[START]

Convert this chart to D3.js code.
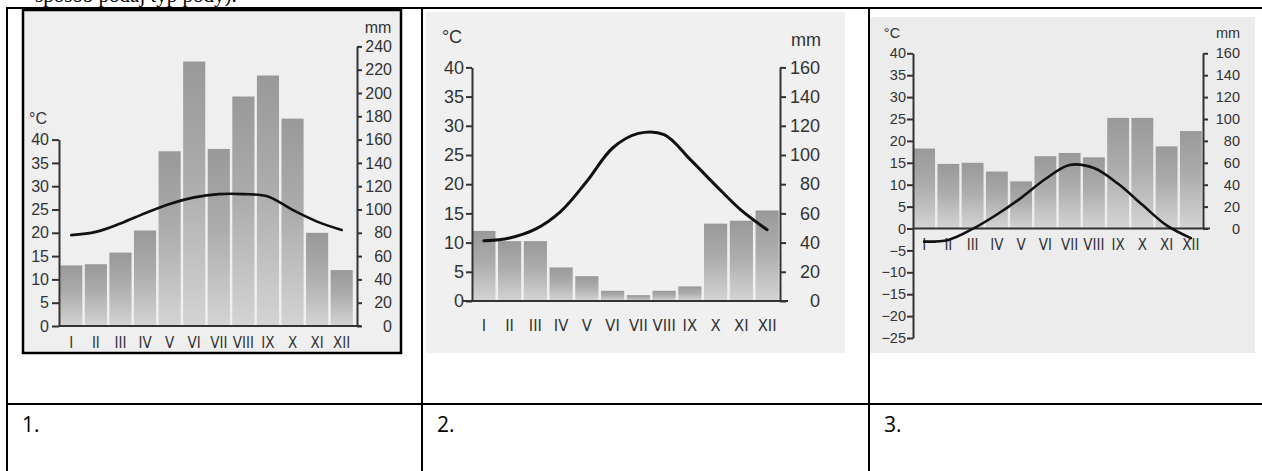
<!DOCTYPE html>
<html>
<head>
<meta charset="utf-8">
<script src="https://cdn.jsdelivr.net/npm/d3@7"></script>
<style>
	body{ margin:0; background:#fff; }
	svg{ display:block; }
	.num text{ font-family:"Liberation Sans", Arial, sans-serif; fill:#333; }
	.mon text{ font-family:"Liberation Sans Narrow", "DejaVu Sans Condensed", sans-serif; fill:#333; }
	.unit{ font-family:"Liberation Sans", Arial, sans-serif; fill:#333; }
</style>
</head>
<body>
<div id="container"></div>
<script>

var months = ["I","II","III","IV","V","VI","VII","VIII","IX","X","XI","XII"];

// chart 1
var precip1 = [52, 53, 63, 82, 150, 227, 152, 197, 215, 178, 80, 48];
var temp1   = [19.5, 20.2, 22, 24.2, 26.2, 27.6, 28.3, 28.3, 27.8, 24.9, 22.4, 20.6];
var tempTicks1 = [0, 5, 10, 15, 20, 25, 30, 35, 40];
var mmTicks1   = [0, 20, 40, 60, 80, 100, 120, 140, 160, 180, 200, 220, 240];

// chart 2
var precip2 = [48, 41, 41, 23, 17, 7, 4, 7, 10, 53, 55, 62];
var temp2   = [10.3, 10.8, 12.3, 15.4, 20.5, 26.2, 28.7, 28.5, 24.3, 19.8, 15.5, 12.2];
var tempTicks2 = [0, 5, 10, 15, 20, 25, 30, 35, 40];
var mmTicks2   = [0, 20, 40, 60, 80, 100, 120, 140, 160];

// chart 3
var precip3 = [73, 59, 60, 52, 43, 66, 69, 65, 101, 101, 75, 89];
var temp3   = [-3.0, -2.6, -0.1, 3.2, 7.0, 11.3, 14.5, 13.8, 10.2, 5.4, 0.7, -2.2];
var tempTicks3 = [-25, -20, -15, -10, -5, 0, 5, 10, 15, 20, 25, 30, 35, 40];
var mmTicks3   = [0, 20, 40, 60, 80, 100, 120, 140, 160];

var rowLabels = ["1.", "2.", "3."];

var W = 1262, H = 471;

var svg = d3.select("#container").append("svg")
	.attr("width", W).attr("height", H);

// gradient for the bars
var grad = svg.append("defs").append("linearGradient")
	.attr("id", "barGrad")
	.attr("x1", 0).attr("y1", 0).attr("x2", 0).attr("y2", 1);
grad.append("stop").attr("offset", "0%").attr("stop-color", "#999999");
grad.append("stop").attr("offset", "45%").attr("stop-color", "#acacac");
grad.append("stop").attr("offset", "100%").attr("stop-color", "#d4d4d4");

// line of text above the table, cut off by the page top as in the source
svg.append("text")
	.attr("x", 35).attr("y", 2)
	.style("font-family", "'Liberation Serif', serif")
	.style("font-size", "21px")
	.text("spôsob podaj typ pôdy).");

var layouts = [
	{ bg:[22, 9, 380, 345], frame:true, bgColor:"#efefef",
	  x0:59, x1:354, axL:59, axR:357, base:326, tTop:139.6, mTop:46.4,
	  baseL:59, baseR:361, fs:16, mfs:15, monY:343, labR:392,
	  tickL:7, padL:3, tickR:5, cX:38, cY:118, mmX:378, mmY:27, lineW:2.6 },
	{ bg:[426, 12, 419, 341], frame:false, bgColor:"#f0f0f0",
	  x0:471, x1:780, axL:472, axR:780, base:301, tTop:67.4, mTop:67.4,
	  baseL:463, baseR:788, fs:18, mfs:16.5, monY:325, labR:820,
	  tickL:6, padL:2, tickR:6, cX:452, cY:37, mmX:806, mmY:40, lineW:3 },
	{ bg:[870, 17, 385, 336], frame:false, bgColor:"#ececec",
	  x0:912, x1:1203, axL:913, axR:1203, base:228.5, tTop:53.3, mTop:53.3,
	  baseL:913, baseR:1210, fs:14.5, mfs:15, monY:245, labR:1240,
	  tickL:6, padL:1, tickR:5, cX:892, cY:33, mmX:1228, mmY:33, lineW:2.6 }
];

var series = [
	{ precip:precip1, temp:temp1, tTicks:tempTicks1, mTicks:mmTicks1 },
	{ precip:precip2, temp:temp2, tTicks:tempTicks2, mTicks:mmTicks2 },
	{ precip:precip3, temp:temp3, tTicks:tempTicks3, mTicks:mmTicks3 }
];

series.forEach(function(s, i){
	var L = layouts[i];
	var g = svg.append("g");

	g.append("rect")
		.attr("x", L.bg[0]).attr("y", L.bg[1])
		.attr("width", L.bg[2]).attr("height", L.bg[3])
		.attr("fill", L.bgColor);

	var tMin = d3.min(s.tTicks), tMax = d3.max(s.tTicks);
	var k = (L.base - L.tTop) / tMax;

	var x = d3.scaleBand()
		.domain(months)
		.range([L.x0, L.x1])
		.paddingInner(0.1)
		.paddingOuter(0.05);

	var yT = d3.scaleLinear()
		.domain([tMin, tMax])
		.range([L.base - tMin * k, L.tTop]);

	var yM = d3.scaleLinear()
		.domain([0, d3.max(s.mTicks)])
		.range([L.base, L.mTop]);

	// bars
	g.selectAll("rect.bar").data(s.precip).enter().append("rect")
		.attr("class", "bar")
		.attr("x", function(d, j){ return x(months[j]); })
		.attr("width", x.bandwidth())
		.attr("y", function(d){ return yM(d); })
		.attr("height", function(d){ return L.base - yM(d); })
		.attr("fill", "url(#barGrad)");

	// baseline
	g.append("line")
		.attr("x1", L.baseL).attr("x2", L.baseR)
		.attr("y1", yT(0)).attr("y2", yT(0))
		.attr("stroke", "#333").attr("stroke-width", 2);

	// temperature axis
	var gl = g.append("g")
		.attr("class", "num")
		.attr("transform", "translate(" + L.axL + ",0)")
		.call(d3.axisLeft(yT).tickValues(s.tTicks).tickFormat(d3.format("d"))
			.tickSize(L.tickL).tickSizeOuter(0).tickPadding(L.padL));
	gl.selectAll("path, line").attr("stroke", "#333").attr("stroke-width", 2);
	gl.selectAll("text").style("font-size", L.fs + "px");

	// precipitation axis
	var gr = g.append("g")
		.attr("class", "num")
		.attr("transform", "translate(" + L.axR + ",0)")
		.call(d3.axisRight(yM).tickValues(s.mTicks).tickFormat(d3.format("d"))
			.tickSize(L.tickR).tickSizeOuter(0));
	gr.selectAll("path, line").attr("stroke", "#333").attr("stroke-width", 2);
	gr.selectAll("text")
		.attr("x", L.labR - L.axR)
		.attr("text-anchor", "end")
		.style("font-size", L.fs + "px");

	// month labels
	var gm = g.append("g")
		.attr("class", "mon")
		.attr("transform", "translate(0," + L.monY + ")")
		.call(d3.axisBottom(x).tickSize(0).tickPadding(0));
	gm.select(".domain").remove();
	gm.selectAll("text").attr("dy", "0.35em").style("font-size", L.mfs + "px");

	// unit labels
	g.append("text").attr("class", "unit")
		.attr("x", L.cX).attr("y", L.cY).attr("dy", "0.35em")
		.attr("text-anchor", "middle")
		.style("font-size", L.fs + "px")
		.text("°C");
	g.append("text").attr("class", "unit")
		.attr("x", L.mmX).attr("y", L.mmY).attr("dy", "0.35em")
		.attr("text-anchor", "middle")
		.style("font-size", L.fs + "px")
		.text("mm");

	// temperature curve
	var line = d3.line()
		.x(function(d, j){ return x(months[j]) + x.bandwidth() / 2; })
		.y(function(d){ return yT(d); })
		.curve(d3.curveCatmullRom.alpha(0.5));

	g.append("path")
		.datum(s.temp)
		.attr("d", line)
		.attr("fill", "none")
		.attr("stroke", "#111")
		.attr("stroke-width", L.lineW)
		.attr("stroke-linecap", "round");

	if(L.frame){
		g.append("rect")
			.attr("x", L.bg[0] + 1).attr("y", L.bg[1] + 1)
			.attr("width", L.bg[2] - 2).attr("height", L.bg[3] - 2)
			.attr("fill", "none")
			.attr("stroke", "#000").attr("stroke-width", 2.5);
	}
});

// table grid
var colX = [7, 422, 869];
var table = svg.append("g").attr("stroke", "#000").attr("stroke-width", 2);
table.append("line").attr("x1", 6).attr("x2", W).attr("y1", 8).attr("y2", 8);
table.append("line").attr("x1", 6).attr("x2", W).attr("y1", 404).attr("y2", 404);
table.selectAll("line.col").data(colX).enter().append("line")
	.attr("class", "col")
	.attr("x1", function(d){ return d; }).attr("x2", function(d){ return d; })
	.attr("y1", 7).attr("y2", H);

svg.selectAll("text.row").data(rowLabels).enter().append("text")
	.attr("class", "row")
	.attr("x", function(d, i){ return colX[i] + 15; })
	.attr("y", 432)
	.style("font-family", "'Open Sans', 'Noto Sans', sans-serif")
	.style("font-size", "21px")
	.text(function(d){ return d; });

</script>
</body>
</html>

[END]

== WHAT IS NEEDED ==
List all lines holding the string "chart".

== SOLUTION TO THE PROBLEM ==
Convert this chart to D3.js code.
// chart 1
// chart 2
// chart 3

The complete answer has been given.